A pena em abstrato: observando as consequências e prevendo eventual pena
O art. 59, incisos I e II, do Código Penal, afirma que o Juiz estabelecerá, conforme seja necessário e suficiente para reprovação e prevenção do crime, as penas aplicáveis dentre as cominadas e a quantidade de pena aplicável, dentro dos limites previstos.
Ao utilizar as expressões “dentre as cominadas” e “dentro dos limites previstos”, o legislador determinou o respeito às penas instituídas de forma abstrata, que integram o preceito secundário de cada tipo penal.
No crime de homicídio simples (art. 121, “caput”, do Código Penal), por exemplo, após a definição da conduta criminosa no preceito primário (“matar alguém”), o legislador instituiu que a pena prevista é de reclusão, de seis a vinte anos. Portanto, a pena cominada é de reclusão, tendo como quantidade possível seis a vinte anos.
A defesa deve analisar atentamente se a pena é de reclusão ou de detenção, considerando que, no primeiro caso, será possível qualquer regime (fechado, semiaberto ou aberto), mas, no caso de detenção, não é possível o regime inicial fechado, havendo possibilidade apenas de início no regime semiaberto ou aberto, nos termos do art. 33 do Código Penal.
Da mesma forma, tendo ciência da quantidade de pena prevista no tipo penal, surgem possibilidades processuais e relativas à dosimetria da pena.
No que concerne às possibilidades processuais, cita-se, por exemplo, a competência do Juizado Especial Criminal, que exigirá uma análise da natureza da infração penal, ou seja, se é uma infração penal de menor potencial ofensivo, caso a lei comine pena máxima não superior a 2 anos, cumulada ou não com multa (art. 61 da Lei 9.099/95).
Tratando-se de infração penal de menor potencial ofensivo, será cabível o oferecimento da transação penal, se preenchidos os requisitos legais (art. 76 da Lei 9.099/95).
Por outro lado, mesmo que não se trate de infração penal de menor potencial ofensivo, se a pena mínima cominada for igual ou inferior a 1 ano, caberia o oferecimento da suspensão condicional do processo, caso estejam preenchidos os outros requisitos (art. 89 da Lei 9.099/95).
Essas são apenas algumas possibilidades processuais que dependem das penas cominadas na legislação, isto é, necessitam de uma análise da pena abstrata.
Quanto à dosimetria da pena, ponto central deste texto, a análise da defesa pode ser prévia ou posterior à sentença.
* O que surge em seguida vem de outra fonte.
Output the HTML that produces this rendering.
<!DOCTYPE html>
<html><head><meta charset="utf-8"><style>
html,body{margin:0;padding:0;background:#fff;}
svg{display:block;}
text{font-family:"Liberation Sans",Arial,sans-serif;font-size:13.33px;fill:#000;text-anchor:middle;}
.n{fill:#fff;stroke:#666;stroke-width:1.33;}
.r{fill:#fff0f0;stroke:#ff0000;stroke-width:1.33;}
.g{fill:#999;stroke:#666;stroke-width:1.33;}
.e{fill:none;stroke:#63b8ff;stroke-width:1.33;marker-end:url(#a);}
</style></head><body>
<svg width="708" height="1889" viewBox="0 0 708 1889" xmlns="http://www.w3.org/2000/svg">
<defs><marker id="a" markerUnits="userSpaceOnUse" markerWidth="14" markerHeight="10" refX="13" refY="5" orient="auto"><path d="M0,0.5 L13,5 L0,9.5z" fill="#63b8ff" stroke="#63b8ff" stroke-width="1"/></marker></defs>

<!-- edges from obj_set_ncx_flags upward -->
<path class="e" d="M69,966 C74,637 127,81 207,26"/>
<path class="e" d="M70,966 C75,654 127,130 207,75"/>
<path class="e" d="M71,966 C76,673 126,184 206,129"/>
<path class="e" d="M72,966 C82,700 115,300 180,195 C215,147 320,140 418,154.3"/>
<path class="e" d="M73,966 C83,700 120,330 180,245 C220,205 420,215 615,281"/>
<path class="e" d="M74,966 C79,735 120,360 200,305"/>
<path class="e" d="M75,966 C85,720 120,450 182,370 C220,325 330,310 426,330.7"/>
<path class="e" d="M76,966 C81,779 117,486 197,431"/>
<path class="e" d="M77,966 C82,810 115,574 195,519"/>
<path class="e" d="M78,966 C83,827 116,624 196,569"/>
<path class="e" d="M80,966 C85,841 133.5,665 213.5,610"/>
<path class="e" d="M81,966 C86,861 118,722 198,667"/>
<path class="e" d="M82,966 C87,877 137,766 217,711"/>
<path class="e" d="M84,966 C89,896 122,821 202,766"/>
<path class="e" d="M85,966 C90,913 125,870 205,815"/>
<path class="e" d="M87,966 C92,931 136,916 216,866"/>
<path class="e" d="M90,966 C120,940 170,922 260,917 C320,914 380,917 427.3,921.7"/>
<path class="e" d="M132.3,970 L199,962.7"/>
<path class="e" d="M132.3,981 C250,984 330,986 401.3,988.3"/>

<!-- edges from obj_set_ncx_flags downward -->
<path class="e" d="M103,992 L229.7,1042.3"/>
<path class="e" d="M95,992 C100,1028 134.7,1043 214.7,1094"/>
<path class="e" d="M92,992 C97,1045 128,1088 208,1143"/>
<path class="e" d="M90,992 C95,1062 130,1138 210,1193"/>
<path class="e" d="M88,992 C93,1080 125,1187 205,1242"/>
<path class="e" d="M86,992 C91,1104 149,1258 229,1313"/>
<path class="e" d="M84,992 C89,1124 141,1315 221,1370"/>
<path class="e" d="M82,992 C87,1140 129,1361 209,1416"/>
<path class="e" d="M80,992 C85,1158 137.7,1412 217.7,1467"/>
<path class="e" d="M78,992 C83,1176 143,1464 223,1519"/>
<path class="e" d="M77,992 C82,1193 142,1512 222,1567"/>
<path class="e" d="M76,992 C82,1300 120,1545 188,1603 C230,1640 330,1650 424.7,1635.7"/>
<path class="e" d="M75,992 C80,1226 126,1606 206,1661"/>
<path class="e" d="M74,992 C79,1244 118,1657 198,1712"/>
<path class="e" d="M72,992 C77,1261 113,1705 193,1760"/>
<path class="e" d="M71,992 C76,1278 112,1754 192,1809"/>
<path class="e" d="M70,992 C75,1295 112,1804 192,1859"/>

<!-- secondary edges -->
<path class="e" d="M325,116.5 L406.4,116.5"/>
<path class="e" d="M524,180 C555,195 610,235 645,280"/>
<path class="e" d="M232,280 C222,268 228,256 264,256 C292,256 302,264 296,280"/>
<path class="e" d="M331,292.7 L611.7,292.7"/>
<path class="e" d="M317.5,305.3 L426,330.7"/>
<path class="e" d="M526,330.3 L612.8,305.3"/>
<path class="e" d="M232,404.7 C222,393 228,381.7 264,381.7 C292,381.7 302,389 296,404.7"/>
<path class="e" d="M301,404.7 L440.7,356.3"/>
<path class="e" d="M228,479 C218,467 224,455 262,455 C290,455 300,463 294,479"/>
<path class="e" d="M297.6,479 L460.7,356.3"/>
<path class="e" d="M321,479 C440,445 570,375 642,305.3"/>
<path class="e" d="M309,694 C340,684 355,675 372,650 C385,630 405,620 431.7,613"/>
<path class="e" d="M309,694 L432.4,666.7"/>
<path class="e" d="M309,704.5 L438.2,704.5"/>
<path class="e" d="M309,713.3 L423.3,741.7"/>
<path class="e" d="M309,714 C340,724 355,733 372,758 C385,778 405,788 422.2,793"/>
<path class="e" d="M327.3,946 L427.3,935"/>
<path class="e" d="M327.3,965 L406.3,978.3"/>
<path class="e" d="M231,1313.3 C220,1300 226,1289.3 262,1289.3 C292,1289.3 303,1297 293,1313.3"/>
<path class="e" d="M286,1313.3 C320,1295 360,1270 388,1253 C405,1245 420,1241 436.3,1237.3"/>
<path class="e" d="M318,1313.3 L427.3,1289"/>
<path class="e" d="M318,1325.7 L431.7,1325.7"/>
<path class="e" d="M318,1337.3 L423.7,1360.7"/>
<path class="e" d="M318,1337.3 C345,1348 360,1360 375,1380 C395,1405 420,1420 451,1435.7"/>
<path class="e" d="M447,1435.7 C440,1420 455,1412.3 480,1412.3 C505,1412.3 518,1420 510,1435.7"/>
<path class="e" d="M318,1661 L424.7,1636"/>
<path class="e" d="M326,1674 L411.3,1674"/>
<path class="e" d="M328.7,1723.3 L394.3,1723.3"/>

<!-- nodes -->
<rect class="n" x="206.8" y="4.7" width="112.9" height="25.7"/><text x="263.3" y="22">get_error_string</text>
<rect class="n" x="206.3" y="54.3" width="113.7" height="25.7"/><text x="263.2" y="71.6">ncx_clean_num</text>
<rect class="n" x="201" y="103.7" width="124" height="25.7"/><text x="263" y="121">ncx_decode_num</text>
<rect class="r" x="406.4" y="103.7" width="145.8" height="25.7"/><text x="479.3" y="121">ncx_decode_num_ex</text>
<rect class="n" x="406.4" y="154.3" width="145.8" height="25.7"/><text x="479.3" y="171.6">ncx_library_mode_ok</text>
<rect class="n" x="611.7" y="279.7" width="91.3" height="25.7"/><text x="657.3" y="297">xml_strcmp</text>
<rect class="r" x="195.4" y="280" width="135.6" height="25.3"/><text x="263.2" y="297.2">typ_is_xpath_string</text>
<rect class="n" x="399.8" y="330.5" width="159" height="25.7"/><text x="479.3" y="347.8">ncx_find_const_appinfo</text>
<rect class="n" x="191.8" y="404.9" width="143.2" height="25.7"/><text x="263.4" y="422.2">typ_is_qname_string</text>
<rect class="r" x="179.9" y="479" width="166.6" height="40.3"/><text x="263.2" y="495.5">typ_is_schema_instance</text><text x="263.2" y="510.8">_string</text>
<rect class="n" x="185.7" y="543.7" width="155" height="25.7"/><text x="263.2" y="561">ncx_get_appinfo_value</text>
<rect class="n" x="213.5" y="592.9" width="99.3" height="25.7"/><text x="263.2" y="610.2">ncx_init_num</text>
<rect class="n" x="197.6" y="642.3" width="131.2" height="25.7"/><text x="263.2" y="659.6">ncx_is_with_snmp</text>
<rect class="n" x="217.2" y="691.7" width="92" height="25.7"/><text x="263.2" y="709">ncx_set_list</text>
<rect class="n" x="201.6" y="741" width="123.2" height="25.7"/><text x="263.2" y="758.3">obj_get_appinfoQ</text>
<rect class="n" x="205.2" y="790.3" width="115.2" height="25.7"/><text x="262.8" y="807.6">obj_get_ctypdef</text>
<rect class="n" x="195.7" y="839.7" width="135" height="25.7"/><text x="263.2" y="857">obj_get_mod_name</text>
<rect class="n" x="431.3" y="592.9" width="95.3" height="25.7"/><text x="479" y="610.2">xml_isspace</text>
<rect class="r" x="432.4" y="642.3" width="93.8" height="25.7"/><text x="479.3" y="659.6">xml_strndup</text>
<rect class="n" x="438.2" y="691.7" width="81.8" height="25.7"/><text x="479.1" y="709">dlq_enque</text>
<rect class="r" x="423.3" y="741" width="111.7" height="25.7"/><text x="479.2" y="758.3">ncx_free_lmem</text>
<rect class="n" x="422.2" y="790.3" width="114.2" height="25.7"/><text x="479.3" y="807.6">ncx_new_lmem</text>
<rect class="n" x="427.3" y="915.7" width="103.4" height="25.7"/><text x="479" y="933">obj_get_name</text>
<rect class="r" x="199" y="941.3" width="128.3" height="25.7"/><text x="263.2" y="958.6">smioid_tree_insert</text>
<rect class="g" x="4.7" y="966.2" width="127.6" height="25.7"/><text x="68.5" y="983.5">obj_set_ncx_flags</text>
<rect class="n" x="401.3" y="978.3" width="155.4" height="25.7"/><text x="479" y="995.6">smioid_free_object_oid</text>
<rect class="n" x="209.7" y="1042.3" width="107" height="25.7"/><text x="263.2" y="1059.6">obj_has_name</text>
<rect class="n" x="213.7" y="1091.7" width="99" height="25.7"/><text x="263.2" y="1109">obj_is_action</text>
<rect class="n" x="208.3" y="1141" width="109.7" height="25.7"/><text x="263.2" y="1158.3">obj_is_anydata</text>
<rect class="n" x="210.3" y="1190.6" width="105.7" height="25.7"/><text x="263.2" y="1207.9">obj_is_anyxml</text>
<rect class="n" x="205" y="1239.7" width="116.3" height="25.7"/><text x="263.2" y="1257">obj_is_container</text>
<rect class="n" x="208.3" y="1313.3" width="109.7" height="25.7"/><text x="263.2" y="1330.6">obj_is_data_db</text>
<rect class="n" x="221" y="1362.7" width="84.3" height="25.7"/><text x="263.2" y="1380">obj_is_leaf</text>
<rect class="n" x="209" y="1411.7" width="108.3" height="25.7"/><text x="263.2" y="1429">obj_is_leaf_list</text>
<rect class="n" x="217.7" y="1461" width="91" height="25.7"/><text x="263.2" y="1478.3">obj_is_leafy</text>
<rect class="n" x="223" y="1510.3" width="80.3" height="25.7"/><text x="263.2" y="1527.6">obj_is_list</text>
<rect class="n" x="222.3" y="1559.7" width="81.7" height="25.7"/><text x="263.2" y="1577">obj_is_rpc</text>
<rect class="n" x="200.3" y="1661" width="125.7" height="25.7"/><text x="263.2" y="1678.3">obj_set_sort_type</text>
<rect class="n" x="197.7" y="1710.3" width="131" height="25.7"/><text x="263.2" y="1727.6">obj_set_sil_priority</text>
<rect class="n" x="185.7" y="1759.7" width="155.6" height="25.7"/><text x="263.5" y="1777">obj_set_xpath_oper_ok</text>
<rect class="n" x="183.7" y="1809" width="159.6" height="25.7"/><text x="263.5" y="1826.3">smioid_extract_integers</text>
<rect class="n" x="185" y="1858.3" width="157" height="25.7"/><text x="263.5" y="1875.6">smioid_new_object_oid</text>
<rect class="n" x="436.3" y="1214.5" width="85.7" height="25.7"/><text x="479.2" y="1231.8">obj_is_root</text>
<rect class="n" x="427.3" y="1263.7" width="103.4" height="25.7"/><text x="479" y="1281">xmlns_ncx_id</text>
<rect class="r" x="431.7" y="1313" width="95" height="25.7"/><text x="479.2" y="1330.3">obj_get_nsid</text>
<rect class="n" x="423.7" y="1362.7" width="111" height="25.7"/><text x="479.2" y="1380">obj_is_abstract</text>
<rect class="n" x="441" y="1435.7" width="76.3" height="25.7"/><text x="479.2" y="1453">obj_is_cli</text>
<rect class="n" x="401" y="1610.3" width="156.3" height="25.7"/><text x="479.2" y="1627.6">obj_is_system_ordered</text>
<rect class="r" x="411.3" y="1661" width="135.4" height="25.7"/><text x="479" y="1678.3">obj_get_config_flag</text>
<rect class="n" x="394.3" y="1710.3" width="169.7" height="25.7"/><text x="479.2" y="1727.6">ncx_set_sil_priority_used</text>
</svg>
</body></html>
Uma análise prévia das penas cominadas permite ao Advogado avaliar e prever – ainda que sem garantia de certeza – qual será a pena (regime e quantidade) em caso de condenação. Tratando-se de um crime que tenha pena de detenção, de 1 a 4 anos, é provável que lhe seja imposta uma pena entre 1 e 2 anos no regime aberto, salvo reincidência, circunstâncias judiciais negativas e outros fatores que aumentem (agravantes e causas de aumento) ou diminuam (principalmente causas de diminuição, como a tentativa, considerando que prepondera o entendimento de que atenuantes não podem diminuir a pena abaixo do mínimo legal) a pena. Evidentemente, tudo dependerá do caso concreto, mas é possível fazer algumas previsões.
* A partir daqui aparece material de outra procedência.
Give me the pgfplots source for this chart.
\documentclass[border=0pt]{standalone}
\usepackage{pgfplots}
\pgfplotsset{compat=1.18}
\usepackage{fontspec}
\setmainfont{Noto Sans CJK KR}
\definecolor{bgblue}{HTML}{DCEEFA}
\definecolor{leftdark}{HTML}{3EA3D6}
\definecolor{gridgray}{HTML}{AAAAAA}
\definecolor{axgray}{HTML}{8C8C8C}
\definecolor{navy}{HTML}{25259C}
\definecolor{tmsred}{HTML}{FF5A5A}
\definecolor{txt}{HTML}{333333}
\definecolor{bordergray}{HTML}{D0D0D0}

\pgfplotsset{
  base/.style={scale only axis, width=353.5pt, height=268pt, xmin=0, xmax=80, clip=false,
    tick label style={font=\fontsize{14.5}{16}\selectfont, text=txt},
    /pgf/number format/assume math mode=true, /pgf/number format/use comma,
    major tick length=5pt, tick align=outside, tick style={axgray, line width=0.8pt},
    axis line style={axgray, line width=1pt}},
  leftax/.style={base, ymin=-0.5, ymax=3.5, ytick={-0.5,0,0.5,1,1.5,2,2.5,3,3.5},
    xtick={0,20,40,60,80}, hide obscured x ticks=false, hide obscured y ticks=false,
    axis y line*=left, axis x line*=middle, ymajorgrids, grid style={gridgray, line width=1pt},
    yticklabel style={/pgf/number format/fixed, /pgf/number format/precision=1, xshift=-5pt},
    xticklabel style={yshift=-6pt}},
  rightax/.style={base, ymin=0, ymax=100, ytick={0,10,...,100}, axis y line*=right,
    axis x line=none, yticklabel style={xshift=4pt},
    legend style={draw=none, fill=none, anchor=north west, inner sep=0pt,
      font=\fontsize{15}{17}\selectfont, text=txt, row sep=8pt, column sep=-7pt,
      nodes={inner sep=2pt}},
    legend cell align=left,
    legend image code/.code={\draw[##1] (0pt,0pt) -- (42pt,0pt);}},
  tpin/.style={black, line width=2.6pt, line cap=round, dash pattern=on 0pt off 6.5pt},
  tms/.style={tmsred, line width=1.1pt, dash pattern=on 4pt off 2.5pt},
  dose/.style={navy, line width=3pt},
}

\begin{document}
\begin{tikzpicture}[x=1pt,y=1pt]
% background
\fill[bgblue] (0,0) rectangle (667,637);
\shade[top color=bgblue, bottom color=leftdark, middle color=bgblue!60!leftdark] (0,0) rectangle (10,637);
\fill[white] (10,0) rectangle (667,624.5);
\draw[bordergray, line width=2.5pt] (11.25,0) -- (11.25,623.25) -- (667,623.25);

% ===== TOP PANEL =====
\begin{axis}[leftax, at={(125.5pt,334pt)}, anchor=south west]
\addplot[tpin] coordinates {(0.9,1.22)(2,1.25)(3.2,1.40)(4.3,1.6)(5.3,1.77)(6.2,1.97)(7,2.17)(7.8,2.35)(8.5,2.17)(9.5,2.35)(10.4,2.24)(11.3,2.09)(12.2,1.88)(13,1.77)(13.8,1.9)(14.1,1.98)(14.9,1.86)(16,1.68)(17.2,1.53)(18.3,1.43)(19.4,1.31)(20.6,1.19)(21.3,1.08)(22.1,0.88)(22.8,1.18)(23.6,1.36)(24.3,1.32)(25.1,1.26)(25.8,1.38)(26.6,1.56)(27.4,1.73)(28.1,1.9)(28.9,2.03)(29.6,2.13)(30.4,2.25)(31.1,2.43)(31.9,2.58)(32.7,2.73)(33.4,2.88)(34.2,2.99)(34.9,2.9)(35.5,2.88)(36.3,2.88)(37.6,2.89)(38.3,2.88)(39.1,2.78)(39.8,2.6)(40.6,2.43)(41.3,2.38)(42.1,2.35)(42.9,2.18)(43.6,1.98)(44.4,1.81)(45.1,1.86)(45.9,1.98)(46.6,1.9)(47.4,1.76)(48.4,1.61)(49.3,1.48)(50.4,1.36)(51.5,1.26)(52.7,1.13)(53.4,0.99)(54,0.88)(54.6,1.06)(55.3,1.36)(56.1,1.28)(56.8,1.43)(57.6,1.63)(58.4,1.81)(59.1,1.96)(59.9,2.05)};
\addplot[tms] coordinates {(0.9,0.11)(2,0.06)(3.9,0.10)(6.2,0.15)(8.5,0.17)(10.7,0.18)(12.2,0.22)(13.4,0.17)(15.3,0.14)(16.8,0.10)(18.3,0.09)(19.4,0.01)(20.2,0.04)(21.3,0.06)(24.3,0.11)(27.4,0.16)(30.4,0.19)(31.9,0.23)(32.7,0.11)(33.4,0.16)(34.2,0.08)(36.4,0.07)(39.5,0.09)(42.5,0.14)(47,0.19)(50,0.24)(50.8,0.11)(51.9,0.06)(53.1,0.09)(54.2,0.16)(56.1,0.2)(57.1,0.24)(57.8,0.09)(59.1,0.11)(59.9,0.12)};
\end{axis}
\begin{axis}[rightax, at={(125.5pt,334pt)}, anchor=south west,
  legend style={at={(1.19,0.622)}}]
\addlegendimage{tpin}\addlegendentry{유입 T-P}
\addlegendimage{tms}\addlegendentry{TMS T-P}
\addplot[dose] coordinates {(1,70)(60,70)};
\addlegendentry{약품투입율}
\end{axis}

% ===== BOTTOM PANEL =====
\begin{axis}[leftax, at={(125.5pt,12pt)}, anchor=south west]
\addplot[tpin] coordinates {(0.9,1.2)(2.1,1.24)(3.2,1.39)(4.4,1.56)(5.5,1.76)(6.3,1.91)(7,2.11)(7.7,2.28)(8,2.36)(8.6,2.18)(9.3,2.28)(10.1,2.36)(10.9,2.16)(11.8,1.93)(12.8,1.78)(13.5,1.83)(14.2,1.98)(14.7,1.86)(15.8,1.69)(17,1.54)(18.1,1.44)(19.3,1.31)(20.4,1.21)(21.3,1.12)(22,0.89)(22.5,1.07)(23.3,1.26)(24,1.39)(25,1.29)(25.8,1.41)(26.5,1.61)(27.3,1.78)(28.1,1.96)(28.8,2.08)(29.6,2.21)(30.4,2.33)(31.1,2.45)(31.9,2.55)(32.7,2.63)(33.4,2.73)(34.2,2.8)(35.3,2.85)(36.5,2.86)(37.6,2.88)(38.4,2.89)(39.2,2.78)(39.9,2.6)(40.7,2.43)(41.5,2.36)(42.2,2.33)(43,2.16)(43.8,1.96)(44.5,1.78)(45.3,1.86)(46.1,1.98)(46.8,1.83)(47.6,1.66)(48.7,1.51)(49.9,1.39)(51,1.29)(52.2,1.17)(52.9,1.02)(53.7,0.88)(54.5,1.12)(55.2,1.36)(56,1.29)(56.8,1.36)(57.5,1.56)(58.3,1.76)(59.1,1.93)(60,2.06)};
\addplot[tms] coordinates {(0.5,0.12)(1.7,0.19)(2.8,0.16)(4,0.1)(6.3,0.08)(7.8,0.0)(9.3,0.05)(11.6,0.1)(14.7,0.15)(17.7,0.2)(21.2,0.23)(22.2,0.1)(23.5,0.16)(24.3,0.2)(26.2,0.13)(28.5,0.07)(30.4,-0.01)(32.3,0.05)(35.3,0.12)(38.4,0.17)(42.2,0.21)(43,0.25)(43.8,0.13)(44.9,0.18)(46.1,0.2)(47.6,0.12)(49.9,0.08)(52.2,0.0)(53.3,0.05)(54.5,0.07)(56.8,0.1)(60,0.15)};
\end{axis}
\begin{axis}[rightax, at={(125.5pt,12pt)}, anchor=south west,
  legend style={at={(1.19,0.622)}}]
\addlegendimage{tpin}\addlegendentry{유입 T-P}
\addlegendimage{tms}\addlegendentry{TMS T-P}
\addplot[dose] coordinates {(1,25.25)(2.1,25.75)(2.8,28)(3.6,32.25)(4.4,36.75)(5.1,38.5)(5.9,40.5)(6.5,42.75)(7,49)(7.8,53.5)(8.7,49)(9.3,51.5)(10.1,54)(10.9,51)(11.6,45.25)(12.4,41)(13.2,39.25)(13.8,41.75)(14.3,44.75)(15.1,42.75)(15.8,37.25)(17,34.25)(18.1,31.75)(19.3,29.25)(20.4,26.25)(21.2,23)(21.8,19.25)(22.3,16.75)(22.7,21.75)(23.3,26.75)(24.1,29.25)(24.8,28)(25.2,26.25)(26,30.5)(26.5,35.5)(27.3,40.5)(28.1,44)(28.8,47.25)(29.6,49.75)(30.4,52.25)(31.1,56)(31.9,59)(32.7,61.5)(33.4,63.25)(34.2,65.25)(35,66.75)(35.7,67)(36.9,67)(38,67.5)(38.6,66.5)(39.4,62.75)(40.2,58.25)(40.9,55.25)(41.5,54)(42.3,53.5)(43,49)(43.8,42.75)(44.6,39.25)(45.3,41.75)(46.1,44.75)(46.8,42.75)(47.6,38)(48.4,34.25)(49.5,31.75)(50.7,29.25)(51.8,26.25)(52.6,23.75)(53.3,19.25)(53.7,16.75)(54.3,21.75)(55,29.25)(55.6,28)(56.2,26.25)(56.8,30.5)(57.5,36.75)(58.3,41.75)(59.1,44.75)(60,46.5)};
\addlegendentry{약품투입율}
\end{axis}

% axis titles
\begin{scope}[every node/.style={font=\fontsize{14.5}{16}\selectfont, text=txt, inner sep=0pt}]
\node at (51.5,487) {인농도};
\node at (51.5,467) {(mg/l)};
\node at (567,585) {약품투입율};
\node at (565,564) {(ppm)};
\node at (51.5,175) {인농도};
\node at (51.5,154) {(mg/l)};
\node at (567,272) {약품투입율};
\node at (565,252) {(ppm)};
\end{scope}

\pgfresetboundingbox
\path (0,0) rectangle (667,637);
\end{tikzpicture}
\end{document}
Aliás, no momento de apresentar eventuais teses subsidiárias de desclassificação para infrações menos graves, o Advogado precisará analisar quais serão as consequências do êxito nessa alegação. Em outras palavras, qual é a diferença entre as penas cominadas para a infração imputada na exordial acusatória e aquelas relativas à infração para a qual se pretende desclassificar? Se a diferença for insignificante, deve-se perquirir se vale a pena adotar a tese de desclassificação como estratégia do interrogatório. Logo, a análise de uma tese de desclassificação é também uma avaliação das penas em abstrato.
Como se observa, a defesa, pensando nas penas em abstrato, terá duas finalidades:
1. desclassificar para uma infração que tenha penas abstratas menores que as da infração imputada na denúncia ou queixa;
2. manter a pena o mais perto possível do mínimo previsto no tipo penal, especialmente nas duas primeiras fases da dosimetria, que, segundo entendimento preponderante, não podem resultar em uma pena-base ou uma pena provisória abaixo do mínimo legal. Mantendo a pena no mínimo legal nas duas fases iniciais da dosimetria, a incidência de eventuais causas de diminuição ou de aumento de pena será realizada no melhor cenário possível, com possibilidade de que se defenda o máximo de redução possível pela aplicação da minorante e o afastamento da majorante ou seu aumento no mínimo possível, em ambos os casos considerando, repita-se, a pena mínima.